Thanks to this, we were able to build a solution where we run a bash script every minute which resolves the IP address of a record like db.prod.jooboo.internal by requesting the Resolver directly, and write the result into file /etc/hosts. Any other application trying to resolve this DNS name still uses the local DNS cache, which in turn will resolve the IP address using the hosts file entry instead of going to the Resolver itself.

That way, each DNS record is in practice cached locally for 1 minute, resulting in only one Resolver request per minute, keeping us well below the VPC’s DNS quota.

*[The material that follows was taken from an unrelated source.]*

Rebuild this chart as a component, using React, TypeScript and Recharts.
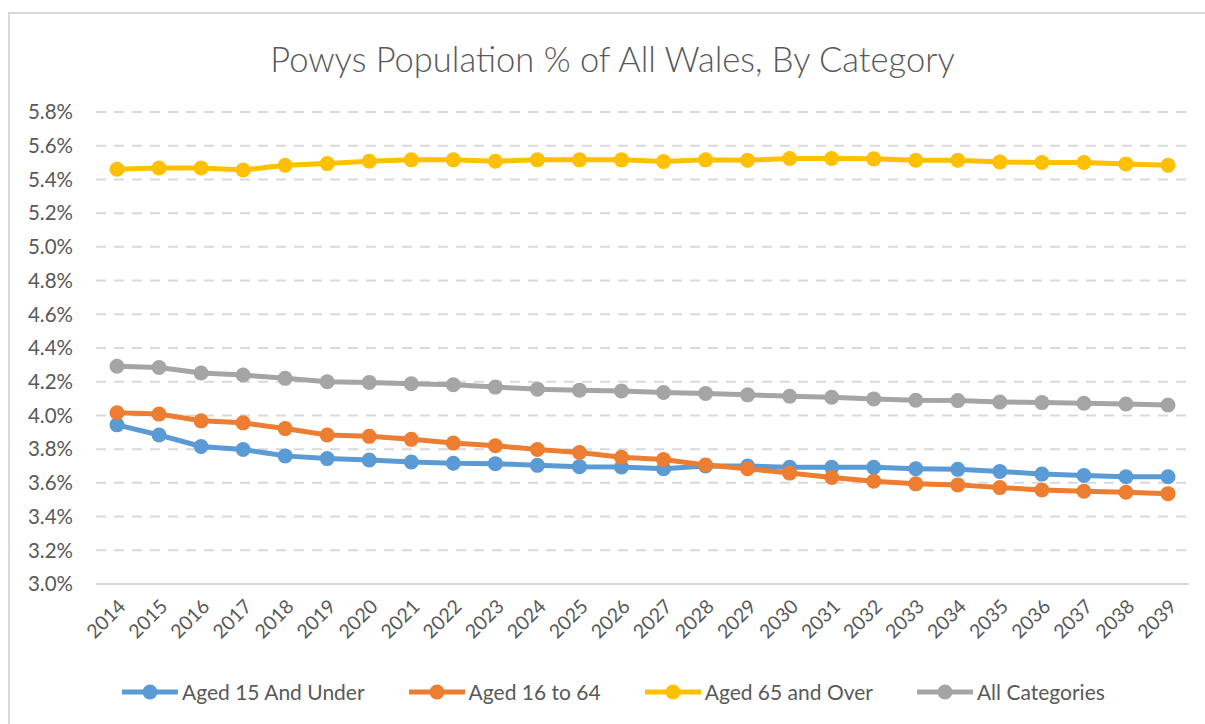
import React from 'react';
import { LineChart, Line, XAxis, YAxis, CartesianGrid, Legend } from 'recharts';

const years = ['2014','2015','2016','2017','2018','2019','2020','2021','2022','2023','2024','2025','2026','2027','2028','2029','2030','2031','2032','2033','2034','2035','2036','2037','2038','2039'];
const aged15AndUnder = [3.944,3.884,3.816,3.798,3.76,3.744,3.736,3.724,3.716,3.714,3.704,3.696,3.694,3.684,3.70,3.70,3.692,3.692,3.692,3.684,3.68,3.668,3.652,3.644,3.636,3.636];
const aged16to64 = [4.016,4.008,3.968,3.956,3.922,3.884,3.876,3.858,3.836,3.82,3.798,3.78,3.752,3.738,3.706,3.684,3.658,3.632,3.61,3.594,3.588,3.572,3.558,3.55,3.544,3.536];
const aged65AndOver = [5.46,5.468,5.468,5.456,5.484,5.494,5.508,5.516,5.516,5.508,5.516,5.516,5.516,5.506,5.516,5.514,5.524,5.524,5.522,5.514,5.514,5.504,5.5,5.5,5.492,5.484];
const allCategories = [4.292,4.284,4.252,4.24,4.22,4.2,4.196,4.188,4.182,4.168,4.156,4.15,4.145,4.136,4.13,4.122,4.114,4.108,4.098,4.09,4.088,4.08,4.076,4.072,4.068,4.062];
const yTicks = [3.0,3.2,3.4,3.6,3.8,4.0,4.2,4.4,4.6,4.8,5.0,5.2,5.4,5.6,5.8];

const seriesInfo = [
  { key: 'u15', name: 'Aged 15 And Under', color: '#5B9BD5' },
  { key: 'a1664', name: 'Aged 16 to 64', color: '#ED7D31' },
  { key: 'o65', name: 'Aged 65 and Over', color: '#FFC000' },
  { key: 'all', name: 'All Categories', color: '#A5A5A5' },
];

const data = years.map((y, i) => ({
  year: y,
  u15: aged15AndUnder[i],
  a1664: aged16to64[i],
  o65: aged65AndOver[i],
  all: allCategories[i],
}));

const FONT = 'Lato, "Open Sans", sans-serif';
const TEXT = '#595959';

const LegendContent = () => (
  <div style={{ display: 'flex', paddingLeft: 114, fontFamily: FONT, fontSize: 21, color: TEXT, alignItems: 'center' }}>
    {seriesInfo.map((s) => (
      <div key={s.key} style={{ display: 'flex', alignItems: 'center', marginRight: 44 }}>
        <svg width={56} height={18} style={{ marginRight: 4 }}>
          <line x1={0} y1={9} x2={56} y2={9} stroke={s.color} strokeWidth={5} strokeLinecap="round" />
          <circle cx={28} cy={9} r={7.5} fill={s.color} />
        </svg>
        <span>{s.name}</span>
      </div>
    ))}
  </div>
);

export default function App() {
  return (
    <div style={{ position: 'fixed', left: 8, top: 12, width: 1197, height: 712, borderLeft: '2px solid #d9d9d9', borderTop: '2px solid #d9d9d9', boxSizing: 'border-box', background: '#fff' }}>
      <div style={{ position: 'absolute', left: 0, top: 25, width: 1205, textAlign: 'center', fontFamily: FONT, fontSize: 34.5, color: TEXT, lineHeight: '40px', fontWeight: 300 }}>
        Powys Population % of All Wales, By Category
      </div>
      <div style={{ position: 'absolute', left: -2, top: -2 }}>
        <LineChart width={1197} height={712} data={data} margin={{ top: 100, right: 16, left: 0, bottom: 80 }}>
          <CartesianGrid vertical={false} stroke="#d9d9d9" strokeWidth={2} strokeDasharray="10 8" />
          <XAxis
            dataKey="year"
            interval={0}
            height={60}
            padding={{ left: 21, right: 21 }}
            axisLine={{ stroke: '#d9d9d9', strokeWidth: 2 }}
            tickLine={false}
            tickSize={0}
            tickMargin={14}
            angle={-45}
            textAnchor="end"
            tick={{ fill: TEXT, fontSize: 19.5, fontFamily: FONT }}
          />
          <YAxis
            domain={[3.0, 5.8]}
            ticks={yTicks}
            width={88}
            axisLine={false}
            tickLine={false}
            tickSize={0}
            tickMargin={23}
            tickFormatter={(v: number) => `${v.toFixed(1)}%`}
            tick={{ fill: TEXT, fontSize: 20.5, fontFamily: FONT }}
          />
          <Legend layout="horizontal" verticalAlign="middle" align="center" wrapperStyle={{ top: 667, left: 0, width: 1197 }} content={<LegendContent />} />
          {seriesInfo.map((s) => (
            <Line
              key={s.key}
              type="linear"
              dataKey={s.key}
              name={s.name}
              stroke={s.color}
              strokeWidth={5}
              dot={{ r: 7.5, fill: s.color, stroke: s.color, strokeWidth: 0 }}
              activeDot={false}
              isAnimationActive={false}
            />
          ))}
        </LineChart>
      </div>
    </div>
  );
}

Here’s how that script looks for db.prod.jooboo.internal and redis.prod.jooboo.internal:

#!/usr/bin/env bash

HOSTSFILE=/etc/hosts

function valid_ip()
{
    local ip=$1
    local stat=1

    if [[ $ip =~ ^[0-9]{1,3}\.[0-9]{1,3}\.[0-9]{1,3}\.[0-9]{1,3}$ ]]; then
        OIFS=$IFS
        IFS='.'
        ip=($ip)
        IFS=$OIFS
        [[ ${ip[0]} -le 255 && ${ip[1]} -le 255 && ${ip[2]} -le 255 && ${ip[3]} -le 255 ]]
        stat=$?
    fi
    return $stat
}

OUTPUT="127.0.0.1 localhost

::1 ip6-localhost ip6-loopback
fe00::0 ip6-localnet
ff00::0 ip6-mcastprefix
ff02::1 ip6-allnodes
ff02::2 ip6-allrouters
ff02::3 ip6-allhosts
"


for IP in $(dig A "db.prod.jooboo.internal" @10.0.0.2 +multiline +noall +answer +nocmd | grep -v "CNAME" | grep "A" | cut -d "A" -f 2)
do
    if valid_ip "$IP"
    then
        OUTPUT="$OUTPUT
$IP $DATABASE_HOSTNAME"
    fi
done


for IP in $(dig A "redis.prod.jooboo.internal" @10.0.0.2 +multiline +noall +answer +nocmd | grep -v "CNAME" | grep "A" | cut -d "A" -f 2)
do
    if valid_ip "$IP"
    then
        OUTPUT="$OUTPUT
$IP $REDIS_HOSTNAME"
    fi
done


echo "$OUTPUT" > "$HOSTSFILE"

The script takes care to never result in a hosts file that would break DNS lookups, by making sure that entries are only written if the lookup result really is an IP address (and not some gibberish resulting from a failed dig run), and always writes the complete new content out into the hosts file in one go. It also works whether there is only one A record for a name or multiple records.

Ever since we implemented this solution, the name resolution failure rate dropped to zero for good.